El primer paso de nuestro viaje, claro está, fue ir a La Venta de Antequera a recoger a las paridas y a sus retoños, y yo que, en eso del mundo del toro y del toreo, siendo tan genuino andaluz y sintiéndome muy orgulloso de ello, por descontado, siempre fui, paradójicamente, un "total negao" -lo que no quiere decir que, asimismo, fuera un "renegao" -pues del tema estaba totalmente "in albis", si es que no más "peloto" que un melocotón en Mayo. De ahí el que me impresionara sobremanera la agresiva actitud de aquellos recién nacidos becerrillos que, con solo unas horas de vida, intentaban cornear a los que los cogían para embarcarlos en al camión, en el que ya les esperaban sus respectivas madres, claro.

-Lógica tal actitud en ellos, ya que ese instinto lo llevan en los más ancestrales genes.- Me dije en mis "adentros", en tanto les miraba atónito.- ¿Estos ternerillos que más bien parecen dulces e ingenuos juguetes de peluche, reflejando en su actitud, tan pertinaz y beligerante saña, como si se tratara de hijos del mismo Satanás.....?

Tan impresionado me dejaron que, aunque la escena nada tenga que ver, prácticamente, con la Historia de mi Diana, no he podido pasar de largo sobre ella, aunque sólo haya sido en tan somera referencia, en este libro en el que estoy tratando de narrar lo más sobresaliente de la vida, obras y milagros de aquella excepcional perra que, por su talento, nobleza y sabiduría, hubiera hecho feliz a cualquier cazador, por lo que retomamos el tema, yéndonos ya directamente a aquella sorprendente como insospechado caso, que la perra nos haría vivir en el Cortijo del Romeral.

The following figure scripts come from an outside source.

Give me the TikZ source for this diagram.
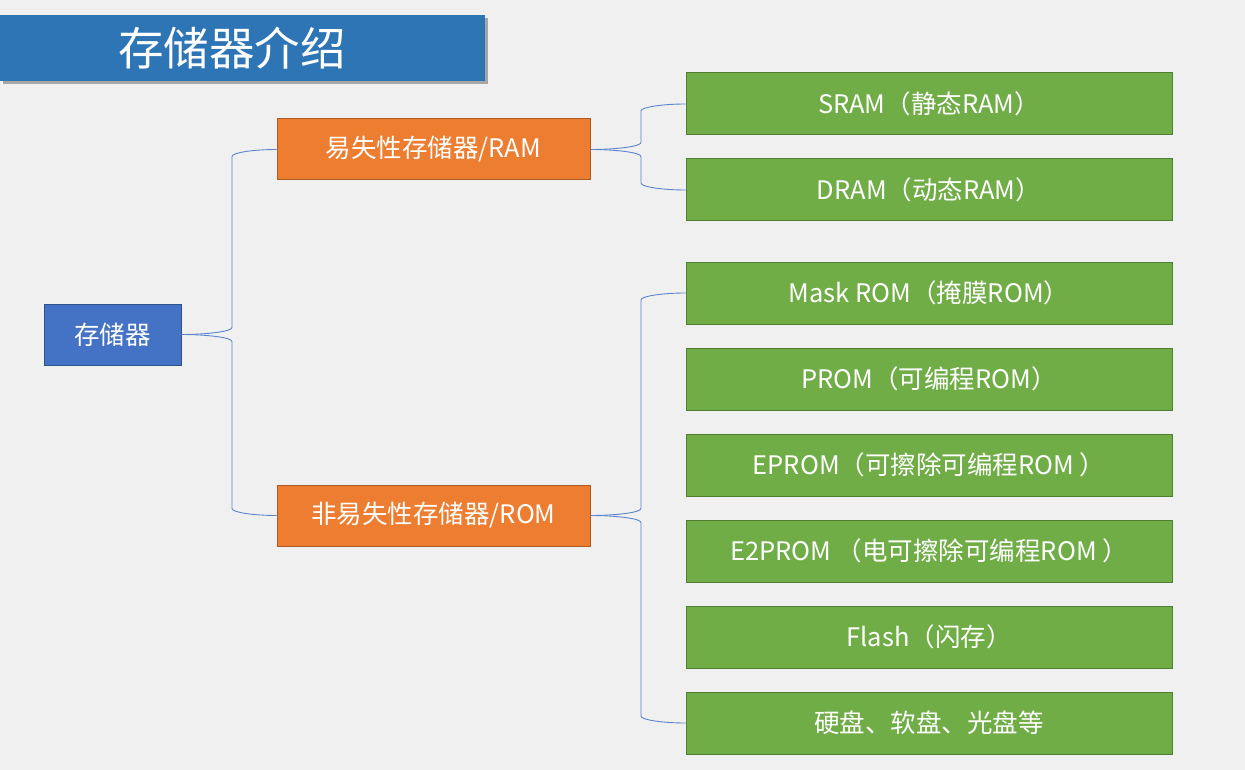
\documentclass[tikz,border=0pt]{standalone}
\usepackage{fontspec}
\setmainfont{Noto Sans CJK SC}
\usetikzlibrary{calc}
\definecolor{bg}{HTML}{F0F0F0}
\definecolor{titleblue}{HTML}{2E75B6}
\definecolor{rootblue}{HTML}{4472C4}
\definecolor{rootborder}{HTML}{2F528F}
\definecolor{orangefill}{HTML}{ED7D31}
\definecolor{orangeborder}{HTML}{AE5A21}
\definecolor{greenfill}{HTML}{70AD47}
\definecolor{greenborder}{HTML}{507E32}
\definecolor{lineblue}{HTML}{5B84CC}
\tikzset{
  box/.style={rectangle, inner sep=0pt, line width=1pt, text=white, font=\fontsize{25.5}{30}\selectfont},
  rootbox/.style={box, fill=rootblue, draw=rootborder, minimum width=137pt, minimum height=61pt},
  midbox/.style={box, fill=orangefill, draw=orangeborder, minimum width=313pt, minimum height=61pt},
  leafbox/.style={box, fill=greenfill, draw=greenborder, minimum width=486pt, minimum height=62pt},
  conn/.style={draw=lineblue, line width=0.9pt, to path={
    let \p1=(\tikztostart), \p2=(\tikztotarget),
        \n1={0.5*(\x1+\x2)+3pt}, \n2={ifthenelse(\y2>\y1,1,-1)} in
    .. controls ({\x1+0.5*(\n1-\x1)},\y1) and (\n1,{\y1+\n2*3pt}) .. (\n1,{\y1+\n2*7pt})
    -- (\n1,{\y2-\n2*7pt})
    .. controls (\n1,{\y2-\n2*3pt}) and ({\n1+0.5*(\x2-\n1)},\y2) .. (\tikztotarget)}}
}
\begin{document}
\begin{tikzpicture}[x=1pt,y=-1pt]
\fill[bg] (0,0) rectangle (1245,770);
\useasboundingbox (0,0) rectangle (1245,770);
% title
\fill[black!35] (3,18) rectangle (488,84);
\node[rectangle, fill=titleblue, minimum width=485pt, minimum height=66pt, inner sep=0pt] (title) at (242.5,48) {};
\node[text=white, font=\fontsize{45.5}{52}\selectfont, inner sep=0pt] (titletext) at (232,48) {存储器介绍};
% nodes
\node[rootbox] (root) at (112.5,334.5) {存储器};
\node[midbox] (ram) at (433.5,149.5) {易失性存储器/RAM};
\node[midbox] (rom) at (433.5,515.5) {非易失性存储器/ROM};
\node[leafbox] (sram) at (929,104) {SRAM（静态RAM）};
\node[leafbox] (dram) at (929,190) {DRAM（动态RAM）};
\node[leafbox] (mask) at (929,293) {Mask ROM（掩膜ROM）};
\node[leafbox] (prom) at (929,379) {PROM（可编程ROM）};
\node[leafbox] (eprom) at (929,465) {EPROM（可擦除可编程ROM ）};
\node[leafbox] (eeprom) at (929,551) {E2PROM （电可擦除可编程ROM ）};
\node[leafbox] (flash) at (929,637) {Flash（闪存）};
\node[leafbox] (disk) at (929,723) {硬盘、软盘、光盘等};
% connectors
\draw[conn] (root.east) to (ram.west);
\draw[conn] (root.east) to (rom.west);
\draw[conn] (ram.east) to (sram.west);
\draw[conn] (ram.east) to (dram.west);
\draw[conn] (rom.east) to (mask.west);
\draw[conn] (rom.east) to (disk.west);
\end{tikzpicture}
\end{document}
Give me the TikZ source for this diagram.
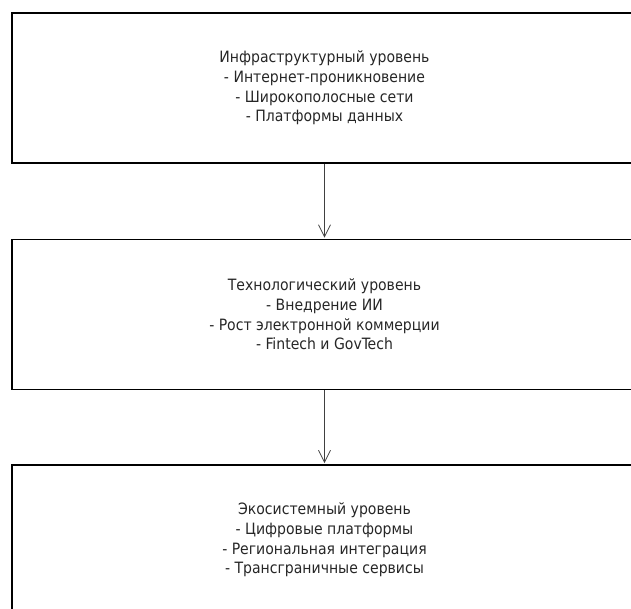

Mariano, el chavalín de Manolo, al parecer, estaba encaprichado con tener una collera de palomas, y ese día, viéndolas allí en la misma puerta del cortijo revolotear felices y hogareñas, le gimoteó su deseo al padre, poniendo al buen hombre en un verdadero compromiso. Por lo visto, uno de los vaqueros se debió apercibir de ello, por más que Manolo intentó disimular, y salió disparado a la puerta, diciendo que qué coño. Que por qué no se iba a llevar el chiquillo una collera de palomas. Que eso iba a estar hecho en un decir amén. Y, en efecto, en breves minutos, el vaquero volvió con el presente en las manos de un par de pichones de preciosa capa

nevada y se los entregó al niño, encontrándonos ya en la despedida allí dentro del cortijo y frente al postigo, abierto de par en par. Pero héteme aquí que, en una décima de segundo y en un leve descuido del pequeño, uno de los pichones se le escapó de las manos, arrancando raudo vuelo hacia el postigo que, en línea recta, apenas tenía la distancia de dos o tres metros hacia las afueras. ¿Y qué me dicen ustedes, que le dio tiempo al pichón a escapar por el tal postigo en su rápida huida hacia la calle? Ni mucho menos, pues allí estaba la perra a mi lado y, al parecer, totalmente atenta y a la expectativa de las manos del ilusionado niño, para saltar sobre el escapado como impulsada por vayan ustedes a saber qué potente y mágico resorte, para quedar en los aires con el pichón en la boca, ante la sorpresa y el asombro de todos.

Suceso este que nos daría pie para que, durante todo el viaje de vuelta, casi me obligara el buen amigo Manolo a que le fuera contando historias y más historias de tan sagaz e inteligente cazadora. Por cierto que, contándole aquello del conejo mixomatoso, pude ver que de los ojos de aquel inexpugnable y robusto roble que era Manolo, se escapaban dos lagrimones, que le resbalaron por las mejillas como dos goterones de plomo derretido.